Una volta scatenato il meccanismo formale, esso si perfeziona, l’invenzione di nuove tecniche teatrali diventa sempre più adeguata. Se noi cerchiamo di storicizzare l’arco del teatro europeo al centro del nostro secolo, noi possiamo parlare prima degli antecedenti (la tragedia esistenziale, la tragedia nordica dell’espressionismo violento, Pirandello, il cinema muto, ecc.), ma il teatro dal ‘40 al ‘60 è teatro solo esistenzialista, e consiste nella giustapposizione insignificante di atti insignificanti. Nella vita umana manca il giudizio teleologico, il giudizio finalistico che dà senso a tutte le cose coordinandole in ragione di qualche fine; nel teatro esistenzialista è saltata la capacità di auto – trascendersi, cioè di riflettere a sé stessi. Questo vale per Sartre, vale per Camus, vale per Ionesco, vale per Beckett. Il salto di qualità a distanza minima di anni è dato dalla mediazione formale. Vi dico le date: Sartre nasce nel 1905 a Parigi, A porte chiuse è del ’45 nel pieno della cultura esistenzialista; Camus nasce nel 1913 ad Algeri, Il malinteso è del ’46; Ionesco nasce nel 1912 in Romania, La cantante calva è del ’50; Beckett nasce nel 1906 a Dublino, Aspettando Godot è del ’53. Questo teatro che sembra a distanza planetaria, ha meno di dieci anni di differenza, dal ’45 al ’55 è stato prodotto tutto il teatro esistenzialista.
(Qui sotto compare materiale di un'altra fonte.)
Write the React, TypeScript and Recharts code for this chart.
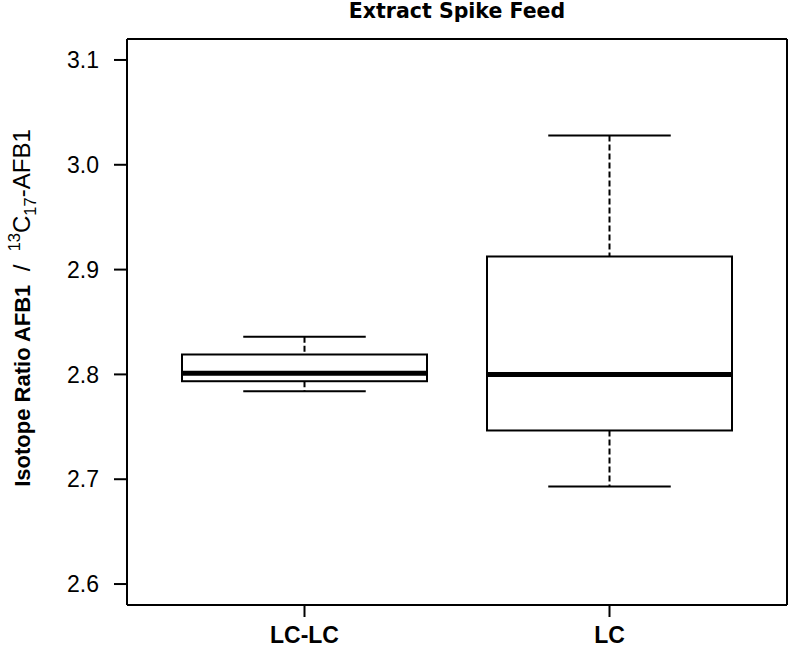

Come abbiamo visto, il teatro dell’assurdo è dunque l’invenzione di una forma adeguata alla sua base ideologica, che è quella dell’esistenzialismo; la struttura e il meccanismo del linguaggio rinnovano e completano quella forma teatrale novecentesca che ha in Pirandello il suo primo fondatore.

Testo, non rivisto dall’Autore, della conferenza tenuta a Brescia il 25.2.1997 su invito della Cooperativa Cattolico-democratica di Cultura.